Output the material word for word. Leave each picture out.

┏━━

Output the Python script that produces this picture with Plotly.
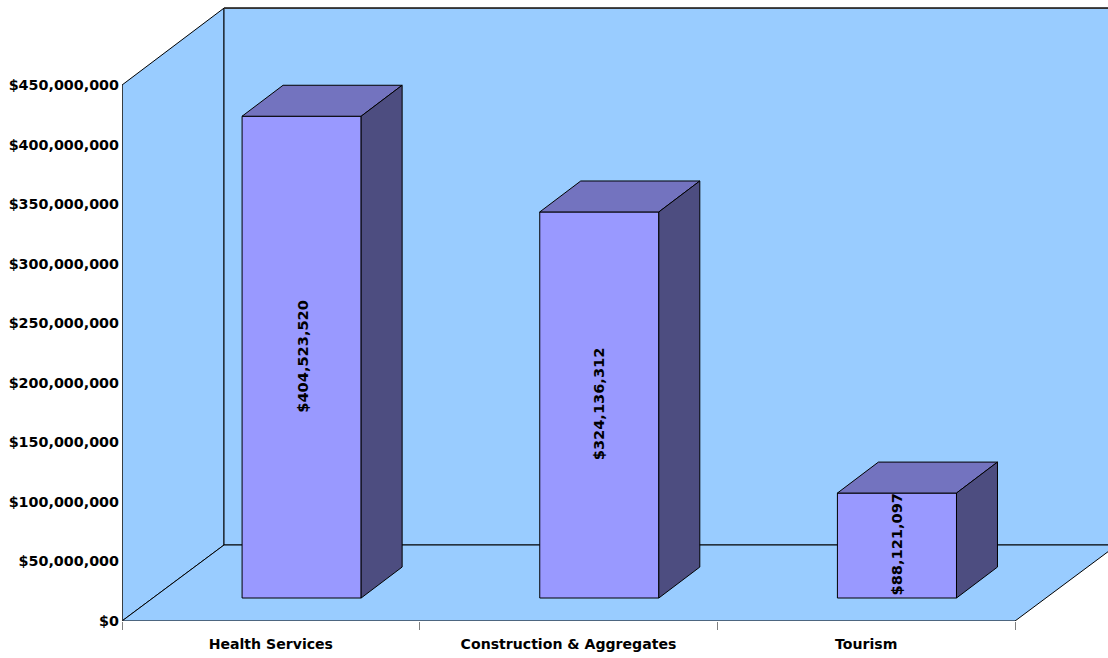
import plotly.graph_objects as go

categories = ["Health Services", "Construction & Aggregates", "Tourism"]
values = [404523520, 324136312, 88121097]
data_labels = ["$404,523,520", "$324,136,312", "$88,121,097"]
y_ticks = [0, 50e6, 100e6, 150e6, 200e6, 250e6, 300e6, 350e6, 400e6, 450e6]
y_tick_labels = ["$0", "$50,000,000", "$100,000,000", "$150,000,000", "$200,000,000",
                 "$250,000,000", "$300,000,000", "$350,000,000", "$400,000,000", "$450,000,000"]

WALL = "#99CCFF"
FRONT = "#9999FF"
TOP = "#7373BF"
SIDE = "#4D4D80"
FONT = "DejaVu Sans"

# axis geometry
y_max_axis = 450e6
y_top = 521.4e6
x_end = 3.3124
wall_dx, wall_dy = 0.3427, 63.8e6
wall_top = 514.6e6
bar_dx, bar_dy = 0.1377, 26.0e6
base_dx, base_dy = 0.1034, 19.3e6
bar_w = 0.4
bar_start = 0.3

fig = go.Figure()


def poly(xs, ys, color, width=1):
    fig.add_trace(go.Scatter(
        x=xs + xs[:1], y=ys + ys[:1], mode="lines", fill="toself", fillcolor=color,
        line=dict(color="#000000", width=width), hoverinfo="skip", showlegend=False,
        cliponaxis=False))


def edge(xs, ys):
    fig.add_trace(go.Scatter(
        x=xs, y=ys, mode="lines", line=dict(color="#333333", width=1.6),
        hoverinfo="skip", showlegend=False, cliponaxis=False))


n = len(categories)
# side wall, back wall, floor
poly([0, wall_dx, wall_dx, 0], [0, wall_dy, wall_top, y_max_axis], WALL)
poly([wall_dx, n + wall_dx, n + wall_dx, wall_dx],
     [wall_dy, wall_dy, wall_top, wall_top], WALL)
poly([0, n, n + wall_dx, wall_dx], [0, 0, wall_dy, wall_dy], WALL)
edge([0, 0], [0, y_max_axis])
edge([wall_dx, n + wall_dx], [wall_top, wall_top])

annotations = []
for i, (v, lab) in enumerate(zip(values, data_labels)):
    x0 = i + bar_start + base_dx
    x1 = x0 + bar_w
    y0 = base_dy
    y1 = base_dy + v
    poly([x0, x1, x1, x0], [y0, y0, y1, y1], FRONT)
    poly([x0, x1, x1 + bar_dx, x0 + bar_dx], [y1, y1, y1 + bar_dy, y1 + bar_dy], TOP)
    poly([x1, x1 + bar_dx, x1 + bar_dx, x1], [y0, y0 + bar_dy, y1 + bar_dy, y1], SIDE)
    annotations.append(dict(
        x=(x0 + x1) / 2, y=(y0 + y1) / 2, xref="x", yref="y", text=f"<b>{lab}</b>", textangle=-90,
        yshift=1, showarrow=False, font=dict(family=FONT, size=14.6, color="#000000")))

fig.update_layout(
    width=1108, height=658,
    margin=dict(l=122, r=0, t=0, b=37, autoexpand=False),
    paper_bgcolor="#FFFFFF", plot_bgcolor="#FFFFFF",
    showlegend=False, hovermode=False,
    annotations=annotations,
    font=dict(family=FONT, color="#000000"),
    xaxis=dict(
        range=[0, x_end], tickmode="array",
        tickvals=[i + 0.5 for i in range(n)], ticktext=[f"<b>{c}</b>" for c in categories],
        ticks="", showgrid=False, zeroline=False, showline=False, ticklabelstandoff=13,
        tickfont=dict(family=FONT, size=14.1, color="#000000"),
        minor=dict(tickmode="array", tickvals=list(range(n + 1)), ticks="outside",
                   ticklen=8, tickwidth=1, tickcolor="#808080", showgrid=False),
    ),
    yaxis=dict(
        range=[0, y_top], tickmode="array", tickvals=y_ticks,
        ticktext=[f"<b>{t}</b>" for t in y_tick_labels],
        ticks="", showgrid=False, zeroline=False, showline=False, ticklabelstandoff=2,
        tickfont=dict(family=FONT, size=14.3, color="#000000"),
    ),
)

fig.write_html("out.html", config={"displayModeBar": False},
               post_script="document.body.style.margin='0';document.documentElement.style.overflow='hidden';")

┗━━

**SOLUTION FOR THIS TASK:**
Output the Python script that produces this picture with Plotly.
import plotly.graph_objects as go

categories = ["Health Services", "Construction & Aggregates", "Tourism"]
values = [404523520, 324136312, 88121097]
data_labels = ["$404,523,520", "$324,136,312", "$88,121,097"]
y_ticks = [0, 50e6, 100e6, 150e6, 200e6, 250e6, 300e6, 350e6, 400e6, 450e6]
y_tick_labels = ["$0", "$50,000,000", "$100,000,000", "$150,000,000", "$200,000,000",
                 "$250,000,000", "$300,000,000", "$350,000,000", "$400,000,000", "$450,000,000"]

WALL = "#99CCFF"
FRONT = "#9999FF"
TOP = "#7373BF"
SIDE = "#4D4D80"
FONT = "DejaVu Sans"

# axis geometry
y_max_axis = 450e6
y_top = 521.4e6
x_end = 3.3124
wall_dx, wall_dy = 0.3427, 63.8e6
wall_top = 514.6e6
bar_dx, bar_dy = 0.1377, 26.0e6
base_dx, base_dy = 0.1034, 19.3e6
bar_w = 0.4
bar_start = 0.3

fig = go.Figure()


def poly(xs, ys, color, width=1):
    fig.add_trace(go.Scatter(
        x=xs + xs[:1], y=ys + ys[:1], mode="lines", fill="toself", fillcolor=color,
        line=dict(color="#000000", width=width), hoverinfo="skip", showlegend=False,
        cliponaxis=False))


def edge(xs, ys):
    fig.add_trace(go.Scatter(
        x=xs, y=ys, mode="lines", line=dict(color="#333333", width=1.6),
        hoverinfo="skip", showlegend=False, cliponaxis=False))


n = len(categories)
# side wall, back wall, floor
poly([0, wall_dx, wall_dx, 0], [0, wall_dy, wall_top, y_max_axis], WALL)
poly([wall_dx, n + wall_dx, n + wall_dx, wall_dx],
     [wall_dy, wall_dy, wall_top, wall_top], WALL)
poly([0, n, n + wall_dx, wall_dx], [0, 0, wall_dy, wall_dy], WALL)
edge([0, 0], [0, y_max_axis])
edge([wall_dx, n + wall_dx], [wall_top, wall_top])

annotations = []
for i, (v, lab) in enumerate(zip(values, data_labels)):
    x0 = i + bar_start + base_dx
    x1 = x0 + bar_w
    y0 = base_dy
    y1 = base_dy + v
    poly([x0, x1, x1, x0], [y0, y0, y1, y1], FRONT)
    poly([x0, x1, x1 + bar_dx, x0 + bar_dx], [y1, y1, y1 + bar_dy, y1 + bar_dy], TOP)
    poly([x1, x1 + bar_dx, x1 + bar_dx, x1], [y0, y0 + bar_dy, y1 + bar_dy, y1], SIDE)
    annotations.append(dict(
        x=(x0 + x1) / 2, y=(y0 + y1) / 2, xref="x", yref="y", text=f"<b>{lab}</b>", textangle=-90,
        yshift=1, showarrow=False, font=dict(family=FONT, size=14.6, color="#000000")))

fig.update_layout(
    width=1108, height=658,
    margin=dict(l=122, r=0, t=0, b=37, autoexpand=False),
    paper_bgcolor="#FFFFFF", plot_bgcolor="#FFFFFF",
    showlegend=False, hovermode=False,
    annotations=annotations,
    font=dict(family=FONT, color="#000000"),
    xaxis=dict(
        range=[0, x_end], tickmode="array",
        tickvals=[i + 0.5 for i in range(n)], ticktext=[f"<b>{c}</b>" for c in categories],
        ticks="", showgrid=False, zeroline=False, showline=False, ticklabelstandoff=13,
        tickfont=dict(family=FONT, size=14.1, color="#000000"),
        minor=dict(tickmode="array", tickvals=list(range(n + 1)), ticks="outside",
                   ticklen=8, tickwidth=1, tickcolor="#808080", showgrid=False),
    ),
    yaxis=dict(
        range=[0, y_top], tickmode="array", tickvals=y_ticks,
        ticktext=[f"<b>{t}</b>" for t in y_tick_labels],
        ticks="", showgrid=False, zeroline=False, showline=False, ticklabelstandoff=2,
        tickfont=dict(family=FONT, size=14.3, color="#000000"),
    ),
)

fig.write_html("out.html", config={"displayModeBar": False},
               post_script="document.body.style.margin='0';document.documentElement.style.overflow='hidden';")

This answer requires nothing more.